A noção de imagem, de qualquer forma, tem relação com nossos processos mentais. Segundo Costa (2009), a variabilidade de sentidos para a palavra imagem envolve a percepção visual do mundo que nos cerca e a imaginação, como síntese perceptiva produzida em nossa mente, sendo, portanto, subjetiva, criada por nossa “sensibilidade e ponto de vista” (Costa, 2009). Essa imagem, como base dos processos mentais, abstratos e cognitivos, permitiria a reflexão, a memória, as avaliações e, também, em um âmbito intersubjetivo, o compartilhamento dos objetos internos. Esse intercâmbio de visões de mundo, por meio da linguagem e dos signos, é o fundamento da cultura, associada às capacidades de expressão e de leitura, indispensáveis à comunicação. Desse aspecto surge uma terceira acepção à imagem: a que diz respeito ao que é produzido pelo ser humano para expressar-se. A expressão da subjetividade pelas linguagens gráficas e visuais permite experiências coletivas. Assim, as imagens desenham, focalizam, compreendem e organizam o mundo. Mas isso não é o bastante, as imagens servem para imaginar outros mundos e outras formas de ser no mundo. As imagens imaginam…

Se tudo isso torna a compreensão da imagem algo complexo, o universo da contemporaneidade potencializa a problemática ao atirar em doses industrias saraivadas de signos por toda a parte, desde a mais singela placa informativa ao mais possante aplicativo para mobile. Na realidade, as imagens e os demais códigos comunicativos passam por convergências e sincretismos. De um lado, códigos de tipos distintos passam a ocupar territórios e plataformas comuns ao serem digitalizados em ambientes saturados de signos em fluxo, em uma era chamada de pós-imagética ou hipermidiática, de natureza também interativa, móvel e ubíqua; por outro lado, pela proximidade de tantas referências, a força sincrética das manifestações colabora para a compreensão uma nova ordem de processos mentais, interpretativos e expressivos. A linguagem híbrida, que se apropriava no mínimo de dois sistemas comunicacionais (os enunciados visuais e os enunciados verbais) nos investimentos discursivos do marketing e da publicidade, o que lhes garantia alto poder de persuasão, agora é uma referência expressiva acessível a qualquer usuário da rede. Isso torna a expressão e a arte livres de coerções, já que quase tudo, em termos de expressão, é possível. Assim, as fontes não mais se limitam às delimitações estéticas, tipológicas, ambientais. Uma nova ecologia de códigos intercambiantes contamina os espaços íntimos ou particulares, sem definição precisa entre eles. Essa mesma indefinição torna impossível qualquer fronteira que impossibilite o contato intercultural, interlinguístico. Para  Canevacci (2013), como um  “vírus,  o sincretismo é um contágio, é “ubíquo, pidgin”, como se fosse uma forma de comunicação espontaneamente criada a partir da mistura de duas ou mais línguas, de duas ou mais linguagens.  Na sociedade “glocal”, que mistura local e global, a imagem contaminada, sem assepsias, é língua com grande eficiência de sentido.
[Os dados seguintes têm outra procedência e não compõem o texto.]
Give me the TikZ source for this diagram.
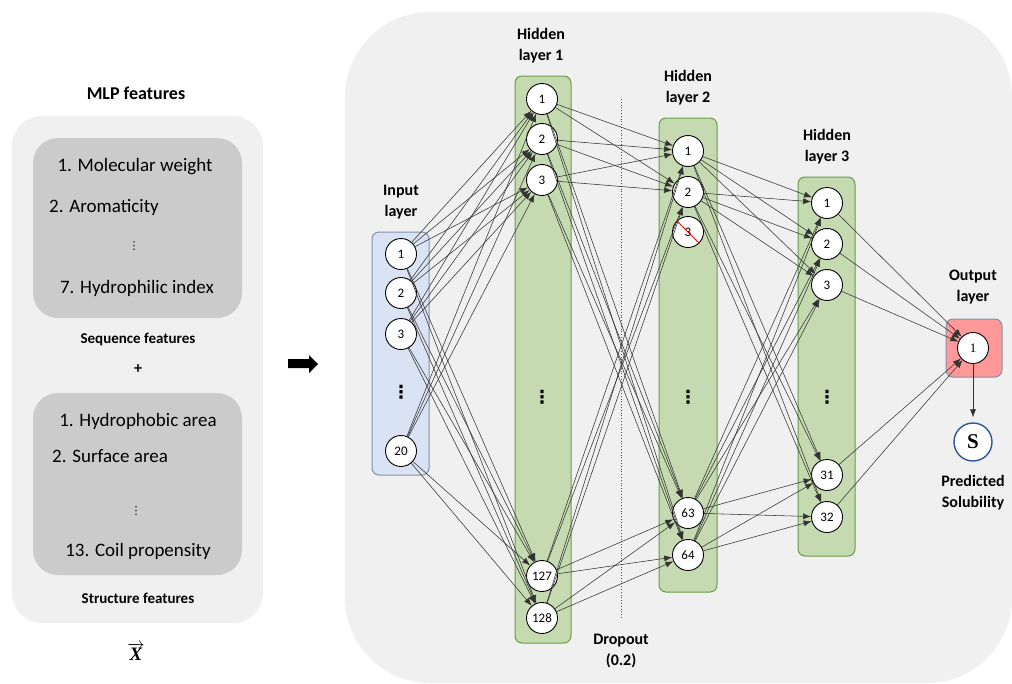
\documentclass[tikz,border=0pt]{standalone}
\usepackage{fontspec}
\setmainfont{Carlito}
\newfontfamily\seriffont{Liberation Serif}
\newfontfamily\symfont{DejaVu Sans}
\usetikzlibrary{arrows.meta}

\definecolor{panelgray}{RGB}{240,240,240}
\definecolor{featgray}{RGB}{203,203,203}
\definecolor{hidgreen}{RGB}{197,218,176}
\definecolor{hidborder}{RGB}{106,156,72}
\definecolor{inblue}{RGB}{218,227,243}
\definecolor{inborder}{RGB}{128,146,172}
\definecolor{outred}{RGB}{255,153,153}
\definecolor{sblue}{RGB}{47,85,151}

\tikzset{
  neuron/.style={circle, draw=black, line width=0.9pt, fill=white,
    minimum size=31pt, inner sep=0pt, font=\fontsize{13}{15}\selectfont},
  layerbox/.style={rounded corners=7pt, line width=1pt},
  title/.style={font=\fontsize{16}{21}\selectfont\bfseries, align=center},
  feat/.style={font=\fontsize{19}{23}\selectfont, inner sep=0pt},
  dots/.style={font=\fontsize{18}{18}\symfont\bfseries, inner sep=0pt},
  conn/.style={-{Latex[length=8pt,width=6pt]}, line width=0.55pt, draw=black!80},
}

\begin{document}
\begin{tikzpicture}[x=1pt,y=-1pt]
  \useasboundingbox[fill=white] (0,0) rectangle (1012,683);

  % left panel: features
  \fill[panelgray, rounded corners=30pt] (12,116) rectangle (263,623);
  \fill[featgray, rounded corners=25pt] (33,138) rectangle (242,318);
  \fill[featgray, rounded corners=25pt] (33,393) rectangle (242,575);
  \node[title, font=\fontsize{18}{20}\selectfont\bfseries] (mlp) at (136,93) {MLP features};
  \node[feat] (seq1) at (135,167) {1. Molecular weight};
  \node[feat, anchor=west] (seq2) at (49,207) {2. Aromaticity};
  \node[feat, font=\fontsize{11}{11}\symfont] (seqdots) at (134,246) {⋮};
  \node[feat] (seq7) at (137,288) {7. Hydrophilic index};
  \node[title, font=\fontsize{15}{18}\selectfont\bfseries] (seqlbl) at (138,339) {Sequence features};
  \node[title] (plus) at (138,369) {+};
  \node[feat] (str1) at (138,421) {1. Hydrophobic area};
  \node[feat, anchor=west] (str2) at (52,456) {2. Surface area};
  \node[feat, font=\fontsize{11}{11}\symfont] (strdots) at (136,511) {⋮};
  \node[feat] (str13) at (138,551) {13. Coil propensity};
  \node[title, font=\fontsize{15}{18}\selectfont\bfseries] (strlbl) at (138,598) {Structure features};
  \node (xvec) at (136,652) {\fontsize{19}{19}\selectfont$\overrightarrow{\mbox{\seriffont\bfseries\itshape X}}$};

  % block arrow
  \fill[black] (288,359) -- (309,359) -- (309,355) -- (318,364) -- (309,373)
    -- (309,368) -- (288,368) -- cycle;

  % right panel: network
  \fill[panelgray, rounded corners=85pt] (345,12) rectangle (1012,683);

  \draw[layerbox, fill=inblue, draw=inborder] (372,232) rectangle (429,475);
  \draw[layerbox, fill=hidgreen, draw=hidborder] (515,76) rectangle (571,643);
  \draw[layerbox, fill=hidgreen, draw=hidborder] (659,118) rectangle (717,592);
  \draw[layerbox, fill=hidgreen, draw=hidborder] (798,177) rectangle (855,556);
  \draw[layerbox, fill=outred, draw=inborder] (946,319) rectangle (1002,377);

  \node[title] (inlbl) at (401,202) {Input\\layer};
  \node[title] (h1lbl) at (541,46) {Hidden\\layer 1};
  \node[title] (h2lbl) at (688,88) {Hidden\\layer 2};
  \node[title] (h3lbl) at (827,147) {Hidden\\layer 3};
  \node[title] (outlbl) at (973,287) {Output\\layer};

  % dropout
  \draw[dotted, line width=0.8pt, black!70] (621,99) -- (621,618);
  \node[title] (droplbl) at (621,651) {Dropout\\(0.2)};

  % neurons
  \foreach \n/\y in {1/254,2/293,3/334,20/451}
    \node[neuron] (in-\n) at (401,\y) {\n};
  \foreach \n/\y in {1/99,2/139,3/180,127/576,128/618}
    \node[neuron] (h1-\n) at (542,\y) {\n};
  \foreach \n/\y in {1/151,2/192,3/232,63/513,64/555}
    \node[neuron] (h2-\n) at (688,\y) {\n};
  \foreach \n/\y in {1/203,2/244,3/285,31/475,32/517}
    \node[neuron] (h3-\n) at (827,\y) {\n};
  \node[neuron, font=\fontsize{13}{15}\seriffont] (out-1) at (973,348) {1};

  \node[dots] (indots) at (401,392) {⋮};
  \node[dots] (h1dots) at (542,397) {⋮};
  \node[dots] (h2dots) at (688,397) {⋮};
  \node[dots] (h3dots) at (827,397) {⋮};

  % dropped neuron
  \draw[red, line width=1pt] (h2-3.north west) -- (h2-3.south east);

  % connections
  \foreach \i in {1,2,3,20}
    \foreach \j in {1,2,3,127,128}
      \draw[conn] (in-\i) -- (h1-\j);
  \foreach \i in {1,2,3,127,128}
    \foreach \j in {1,2,63,64}
      \draw[conn] (h1-\i) -- (h2-\j);
  \foreach \i in {1,2,63,64}
    \foreach \j in {1,2,3,31,32}
      \draw[conn] (h2-\i) -- (h3-\j);
  \foreach \i in {1,2,3,31,32}
    \draw[conn] (h3-\i) -- (out-1);

  % output
  \node[circle, draw=sblue, line width=1.4pt, fill=white, minimum size=38pt,
    inner sep=0pt, font=\fontsize{21}{21}\seriffont\bfseries] (sol) at (973,442) {S};
  \draw[conn, shorten >=5pt] (out-1) -- (sol);
  \node[title] (sollbl) at (973,493) {Predicted\\Solubility};
\end{tikzpicture}
\end{document}
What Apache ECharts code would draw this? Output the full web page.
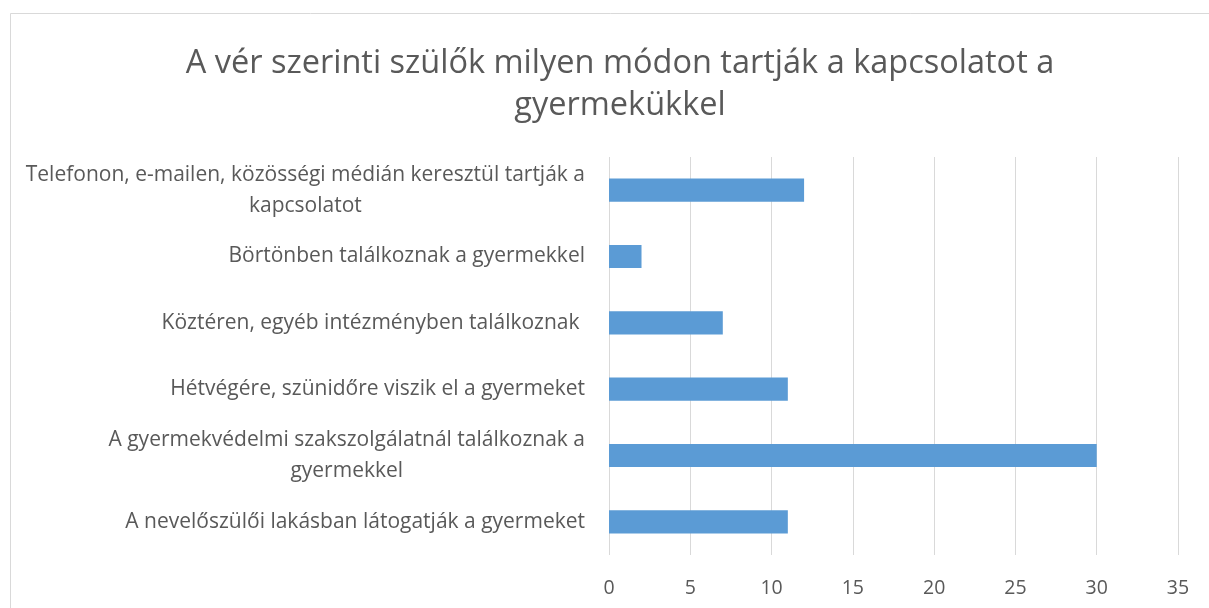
<!DOCTYPE html>
<html>
<head>
<meta charset="utf-8">
<script src="https://cdn.jsdelivr.net/npm/echarts@6/dist/echarts.min.js"></script>
<style>
html,body{margin:0;padding:0;background:#fff;}
#c{width:1209px;height:608px;}
</style>
</head>
<body>
<div id="c"></div>
<script>
const titleText = 'A vér szerinti szülők milyen módon tartják a kapcsolatot a\ngyermekükkel';
const categories = [
  'Telefonon, e-mailen, közösségi médián keresztül tartják a\nkapcsolatot',
  'Börtönben találkoznak a gyermekkel',
  'Köztéren, egyéb intézményben találkoznak ',
  'Hétvégére, szünidőre viszik el a gyermeket',
  'A gyermekvédelmi szakszolgálatnál találkoznak a\ngyermekkel',
  'A nevelőszülői lakásban látogatják a gyermeket'
];
const values = [12, 2, 7, 11, 30, 11];
const xMin = 0, xMax = 35, xInterval = 5;

const font = '"Open Sans", "DejaVu Sans", sans-serif';
const chart = echarts.init(document.getElementById('c'));
chart.setOption({
  backgroundColor: '#fff',
  animation: false,
  title: {
    text: titleText,
    left: 615,
    top: 38,
    textAlign: 'center',
    textStyle: { fontFamily: font, fontSize: 32.5, fontWeight: 'normal', color: '#595959', lineHeight: 42 }
  },
  graphic: [{
    type: 'rect',
    shape: { x: 10.5, y: 13.5, width: 1215, height: 620 },
    style: { fill: 'none', stroke: '#d9d9d9', lineWidth: 1 },
    silent: true
  }],
  grid: { left: 609, right: 31, top: 157, bottom: 53 },
  xAxis: {
    type: 'value', min: xMin, max: xMax, interval: xInterval,
    axisLine: { show: false }, axisTick: { show: false },
    splitLine: { show: true, lineStyle: { color: '#d9d9d9', width: 1 } },
    axisLabel: { color: '#595959', fontSize: 19.5, fontFamily: font, margin: 23 }
  },
  yAxis: {
    type: 'category', data: categories, inverse: true,
    axisLine: { show: false }, axisTick: { show: false },
    axisLabel: {
      color: '#595959', fontSize: 21, fontFamily: font, margin: 24, align: 'right',
      lineHeight: 31,
      formatter: v => v.split('\n').map(l => '{c|' + l + '}').join('\n'),
      rich: { c: { align: 'center', color: '#595959', fontSize: 21, fontFamily: font, lineHeight: 31 } }
    }
  },
  series: [{
    type: 'bar', data: values, barWidth: '35%',
    itemStyle: { color: '#5b9bd5' }
  }]
});
</script>
</body>
</html>
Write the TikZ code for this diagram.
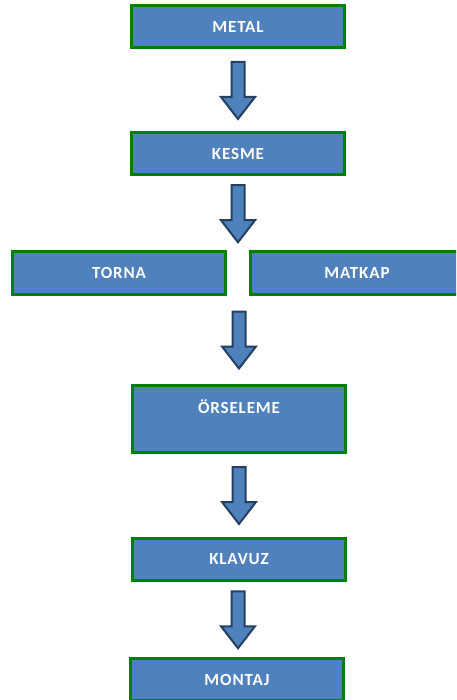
\documentclass[tikz,border=0pt]{standalone}
\usepackage{fontspec}
\setmainfont{Carlito}
\usetikzlibrary{calc}
\definecolor{boxblue}{RGB}{79,129,189}
\definecolor{boxgreen}{RGB}{0,128,0}
\definecolor{arrowline}{RGB}{36,64,97}
\tikzset{
  box/.style={draw=boxgreen, line width=3pt, fill=boxblue, text=white,
    minimum width=213pt, minimum height=42pt, inner sep=0pt,
    font=\fontsize{17}{20}\selectfont\bfseries\addfontfeatures{LetterSpace=5}},
  blockarrow/.pic={
    \draw[arrowline, line width=2pt, fill=boxblue, line join=miter]
      (-6.5,-28) -- (6.5,-28) -- (6.5,7) -- (17,7) -- (0,29) -- (-17,7) -- (-6.5,7) -- cycle;
  }
}
\begin{document}
\begin{tikzpicture}[x=1pt,y=-1pt]
\useasboundingbox (0,0) rectangle (456,700);
\clip (0,0) rectangle (456,700);
\node[box] (metal) at (238,26.5) {METAL};
\node[box] (kesme) at (238,153.5) {KESME};
\node[box] (torna) at (119,273) {TORNA};
\node[box] (matkap) at (357,273) {MATKAP};
\node[box, minimum height=0pt, text height=28pt, text depth=39pt, anchor=north] (orseleme) at (239,383.5) {ÖRSELEME};
\node[box] (klavuz) at (239,559) {KLAVUZ};
\node[box] (montaj) at (237,679.5) {MONTAJ};
\pic at ($(metal.south)!0.5!(kesme.north)$) {blockarrow};
\pic at ($(kesme.south)!0.5!(kesme.south|-torna.north)$) {blockarrow};
\pic at ($(orseleme.north|-torna.south)!0.5!(orseleme.north)$) {blockarrow};
\pic at ($(orseleme.south)!0.5!(klavuz.north)$) {blockarrow};
\pic at ($(klavuz.south)!0.5!(montaj.north)$) {blockarrow};
\end{tikzpicture}
\end{document}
Escrevendo e desenhado, em mesa de bar Pedro Gabriel tornou-se um fenômeno nas redes sociais ao postar suas produções, poesias escritas/desenhadas à mão em guardanapos de papel, as quais tratam de amor, de ausência, de paixão, de solidão. Sem se preocupar com a simplicidade de alguns trocadilhos e de algumas outras figuras, o autor mistura a simplicidade da linguagem à singularidade do “arabesco” de alguns ou da maioria de seus traços (que lembram até pichações invasoras). A simplicidade também é um termo pouco alinhado à obra de Rafael Coutinho, principalmente em se tratando de linha narrativa. No romance gráfico Mensur, Coutinho trabalha com a linha de personagens romanescas nômades e degradadas, em um conflito que mistura linhas de tempo à memória traumatizada do herói. Gringo é um adepto de uma luta de espadas surgida há séculos na Europa. Seu rosto ostenta cicatrizes, sua alma também. W, romance de Roger Melo, um dos maiores ilustradores do mundo, sua primeira produção para adultos, alia o tema da cartografia, como representação gráfica, aos segredos das rotas nas grandes navegações. Um dos mapas é tão secreto que se encontra tatuado nas costas do protagonista. O maior segredo da obra, contudo, se encontra na desorientação que reserva à recepção.

O que se tem, nesse conjunto e obras é quase uma advertência sobre o traço de complexidade que é essência da imagem artística contemporânea. A ilustração joga com sentidos que exigem da recepção um olhar atento e sensível ao que provoca esse redesenho do mundo. Levando as representações mentais ao um jogo intenso de compartilhamento, novos sentidos surgem, novas maneiras de compor o humano, o ser, o ler.